ISAT 190 Development
In the Spring 2015 semester, I collaborated on a team with Mike Deaton, Catherine De Ridder Vignone, and Paul Henriksen to develop the first draft of learning objectives and a syllabus for the new ISAT 190 course. The notes that I produced were then used by the team that met over the summer of 2015 at the CFI Faculty Institute for ISAT 190. Of particular note, this is the first time that I explicitly introduced my favorite definition of learning into the ISAT curriculum:
"From a sociocultural perspective, learning is perceived through changing relationships among the learner, the other human participants, and the tools (material and symbolic) available in a given context. Thus learning involves not only acquiring new knowledge and skill, but taking on a new identity and social position within a particular discourse or community of practice. As Wenger puts it, learning “changes who we are by changing our ability to participate, to belong, and to experience our life and the world as meaningful.” (Moss, P. A. (2003). Reconceptualizing validity for classroom assessment. Educational Measurement: Issues and Practice, 22(4), 13-25. p14)

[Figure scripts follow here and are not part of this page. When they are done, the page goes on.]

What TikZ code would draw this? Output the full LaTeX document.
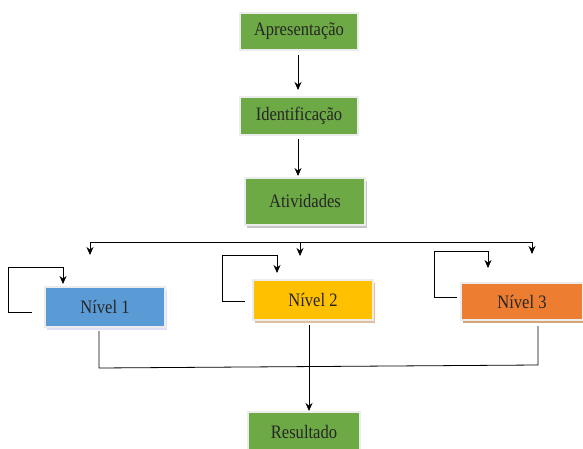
\documentclass[tikz,border=0pt]{standalone}
\usepackage{fontspec}
\setmainfont{Liberation Serif}
\newfontfamily\tnr[FakeStretch=0.87]{Liberation Serif}
\usetikzlibrary{arrows.meta,shadows}
\definecolor{grn}{HTML}{6DA944}
\definecolor{blu}{HTML}{5B9BD5}
\definecolor{yel}{HTML}{FFC000}
\definecolor{org}{HTML}{ED7D31}
\begin{document}
\begin{tikzpicture}[x=1pt,y=-1pt,
  box/.style={draw=gray!15,line width=1.5pt,inner sep=0pt,font=\tnr\fontsize{19}{21}\selectfont,text=black!85},
  shad/.style={drop shadow={shadow xshift=2pt,shadow yshift=-3pt,fill=#1,opacity=1}},
  ln/.style={draw=black,line width=0.8pt},
  arr/.style={ln,-{Stealth[length=8pt,width=7pt]}}]
\useasboundingbox (0,0) rectangle (583,449);
\fill[white] (0,0) rectangle (583,449);
% top chain
\node[box,fill=grn,minimum width=118pt,minimum height=37pt] (apr) at (299,31.5) {Apresentação};
\node[box,fill=grn,minimum width=118pt,minimum height=38pt] (ide) at (299,116) {Identificação};
\node[box,fill=grn,minimum width=120pt,minimum height=47pt,shad=gray!45] (ati) at (305,201.5) {Atividades};
% levels
\node[box,fill=blu,minimum width=120pt,minimum height=40pt,shad=gray!35!blue!15] (n1) at (105,307) {Nível 1};
\node[box,fill=yel,minimum width=120pt,minimum height=40pt,shad=brown!50] (n2) at (313,300) {Nível 2};
\node[box,fill=org,minimum width=122pt,minimum height=37pt,shad=brown!70] (n3) at (522,301.5) {Nível 3};
% result
\node[box,fill=grn,minimum width=112pt,minimum height=40pt] (res) at (304,432) {Resultado};
% chain arrows
\draw[arr] (298,55) -- (298,90);
\draw[arr] (298,139) -- (298,176);
% distribution line
\coordinate (hl) at (90,242);
\coordinate (hr) at (532,242);
\draw[ln] (hl) -- (hr);
\draw[arr] (hl) -- (90,255);
\draw[arr] (300,242) -- (300,256);
\draw[arr] (hr) -- (532,254);
% feedback loops
\draw[ln] (32,312) -- (8,312) -- (8,267) -- (63,267);
\draw[arr] (63,267) -- (63,284);
\draw[ln] (245,301) -- (222,301) -- (222,255) -- (277,255);
\draw[arr] (277,255) -- (277,273);
\draw[ln] (457,297) -- (434,297) -- (434,251) -- (488,251);
\draw[arr] (488,251) -- (488,268);
% collection
\draw[ln] (99,331) -- (99,368) -- (538,365) -- (538,326);
\draw[ln] (309,325) -- (309,366);
\coordinate (rt) at (309,411);
\draw[arr] (309,366) -- (rt);
\end{tikzpicture}
\end{document}
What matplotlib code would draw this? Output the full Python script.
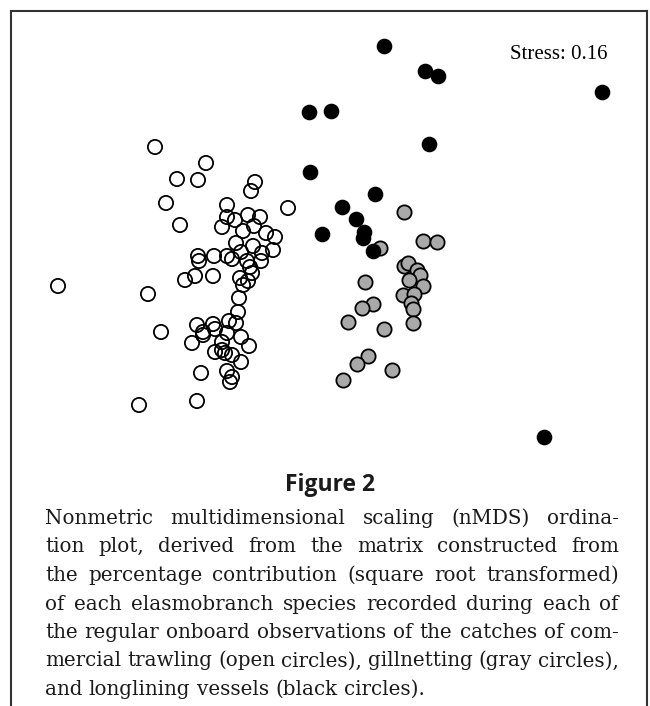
import matplotlib
matplotlib.use("Agg")
import matplotlib.pyplot as plt

# nMDS scores (arbitrary units)
trawl_x = [-2.82, -1.85, -1.34, -1.63, -1.42, -0.85, -0.89, -1.74, -0.52, -1.60,
           -1.13, -0.92, -0.80, -1.13, -1.05, -1.18, -0.97, -0.86, -0.74, -0.65,
           -1.04, -0.87, -0.67, -0.78, -0.99, -1.13, -1.08, -1.26, -1.42, -1.41,
           -0.93, -0.90, -0.79, -1.55, -1.45, -1.27, -1.00, -0.92, -0.88, -0.97,
           -1.92, -1.01, -1.02, -1.79, -1.43, -1.27, -1.11, -1.04, -1.37, -1.37,
           -1.48, -1.25, -1.13, -0.99, -1.18, -0.91, -1.25, -1.18, -1.15, -1.08,
           -0.99, -1.39, -1.13, -1.08, -1.10, -1.43, -2.01]
trawl_y = [-0.26, 1.13, 0.97, 0.81, 0.80, 0.78, 0.69, 0.57, 0.52, 0.35,
           0.55, 0.45, 0.43, 0.43, 0.40, 0.33, 0.29, 0.34, 0.27, 0.23,
           0.17, 0.14, 0.10, 0.07, 0.08, 0.04, 0.01, 0.04, 0.04, -0.01,
           -0.01, -0.07, -0.01, -0.20, -0.16, -0.16, -0.18, -0.21, -0.13, -0.25,
           -0.34, -0.38, -0.52, -0.72, -0.65, -0.64, -0.61, -0.63, -0.72, -0.75,
           -0.83, -0.69, -0.73, -0.77, -0.82, -0.86, -0.92, -0.90, -0.93, -0.95,
           -1.02, -1.13, -1.11, -1.17, -1.22, -1.41, -1.45]

gill_x = [0.64, 0.83, 0.97, 0.40, 0.64, 0.68, 0.77, 0.80, 0.69, 0.83,
          0.25, 0.63, 0.74, 0.71, 0.73, 0.73, 0.33, 0.22, 0.08, 0.44,
          0.28, 0.17, 0.03, 0.52]
gill_y = [0.48, 0.19, 0.18, 0.12, -0.06, -0.03, -0.10, -0.15, -0.20, -0.26,
          -0.22, -0.35, -0.34, -0.43, -0.49, -0.63, -0.44, -0.48, -0.62, -0.69,
          -0.96, -1.04, -1.20, -1.10]

long_x = [0.44, 0.85, 0.98, 2.62, -0.31, -0.09, 0.89, -0.30, 0.35, 0.02,
          0.16, 0.24, 0.23, -0.18, 0.33, 2.04]
long_y = [2.14, 1.89, 1.84, 1.68, 1.48, 1.49, 1.16, 0.88, 0.66, 0.53,
          0.41, 0.28, 0.22, 0.26, 0.09, -1.77]

stress_label = "Stress: 0.16"
fig_title = "Figure 2"
caption_lines = [
    "Nonmetric multidimensional scaling (nMDS) ordina-",
    "tion plot, derived from the matrix constructed from",
    "the percentage contribution (square root transformed)",
    "of each elasmobranch species recorded during each of",
    "the regular onboard observations of the catches of com-",
    "mercial trawling (open circles), gillnetting (gray circles),",
    "and longlining vessels (black circles).",
]

W, H = 650, 706
fig = plt.figure(figsize=(W / 100, H / 100), dpi=100)
ax = fig.add_axes([11 / W, 0, (647 - 11) / W, (706 - 11) / H])
ax.set_xlim(-3.29, 3.07)
ax.set_ylim(-4.46, 2.49)
ax.set_xticks([])
ax.set_yticks([])
for side in ["left", "top", "right"]:
    ax.spines[side].set_linewidth(1.5)
    ax.spines[side].set_color("#333333")
ax.spines["bottom"].set_visible(False)

ms = 105
ax.scatter(trawl_x, trawl_y, s=ms, facecolors="none", edgecolors="black",
           linewidths=1.3, zorder=2)
ax.scatter(gill_x, gill_y, s=ms, facecolors="#a9a9a9", edgecolors="black",
           linewidths=1.3, zorder=3)
ax.scatter(long_x, long_y, s=ms, facecolors="black", edgecolors="black",
           linewidths=1.0, zorder=4)

fig.text(608 / W, 1 - 59 / H, stress_label, ha="right", va="baseline",
         family="Liberation Serif", fontsize=15)

fig.text(330 / W, 1 - 491 / H, fig_title, ha="center", va="baseline",
         family="Open Sans", fontweight="bold", fontsize=16.5, color="#1a1a1a")

# justified caption
renderer = fig.canvas.get_renderer()
left, right = 45, 619
cap_kw = dict(family="DejaVu Serif", fontsize=14.3, color="#1a1a1a", va="baseline")
probe = fig.text(0, 0, "a a", **cap_kw)
probe1 = fig.text(0, 0, "aa", **cap_kw)
space_w = (probe.get_window_extent(renderer).width
           - probe1.get_window_extent(renderer).width)
probe.remove()
probe1.remove()
for i, line in enumerate(caption_lines):
    y = 1 - (524 + i * 28.5) / H
    words = line.split()
    texts = [fig.text(0, y, w, **cap_kw) for w in words]
    widths = [t.get_window_extent(renderer).width for t in texts]
    if i < len(caption_lines) - 1:
        gap = (right - left - sum(widths)) / (len(words) - 1)
    else:
        gap = space_w
    x = left
    for t, w in zip(texts, widths):
        t.set_position((x / W, y))
        x += w + gap

fig.savefig("out.png", dpi=100)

What I like about this definition is that it moves us away from the psychometric definitions of learning that are couched in terms of points and test scores. Instead, it emphasizes that learning is fundamentally relational--what we know is determined by what other people recognize us for, and the ways that we are allowed to participate in the world.
Following from this, I designed what Mike Deaton later described in a faculty meeting as "the most popular assignment of the course": the students were given the assignment of interviewing and getting to know a professor. This assignment has become a staple part of the course and is already establishing itself as a part of ISAT culture. Incidentally, in my original design for the course, the students were also to be asked to meet and interview their upperclass colleagues, and also ALL of the members of their own cohorts. Perhaps these assignments will make their way back into the course.
Spine Rubric Development and Testing
In the Summer of 2014, I was a member of a team that honed and empirically tested the first draft of the ISAT Spine Rubric. This work led to my leading an effort to purchase video cameras and train ISAT students to record ALL of the ISAT Senior Symposium presentations. This has culminated in the creation of a YouTube channel where all of the BSISAT presentations are posted.
In the summer of 2017, I organized the effort to get the Assessment Committee to collectively watch all 48 of the videos that are online and revise the rubric. We now have all of the data we need to empirically validate our rubric and use it to begin gathering evidence as to the effectiveness of the ISAT Spine. Given all of the time and effort that has gone into developing the Spine over the last few years, it is important to know whether or not it is meeting the objectives for which it was devised.
In spring 2018, I again supervised the collection of videos for all of the BSISAT Senior Symposium presentations. They are currently in the process of being uploaded to YouTube.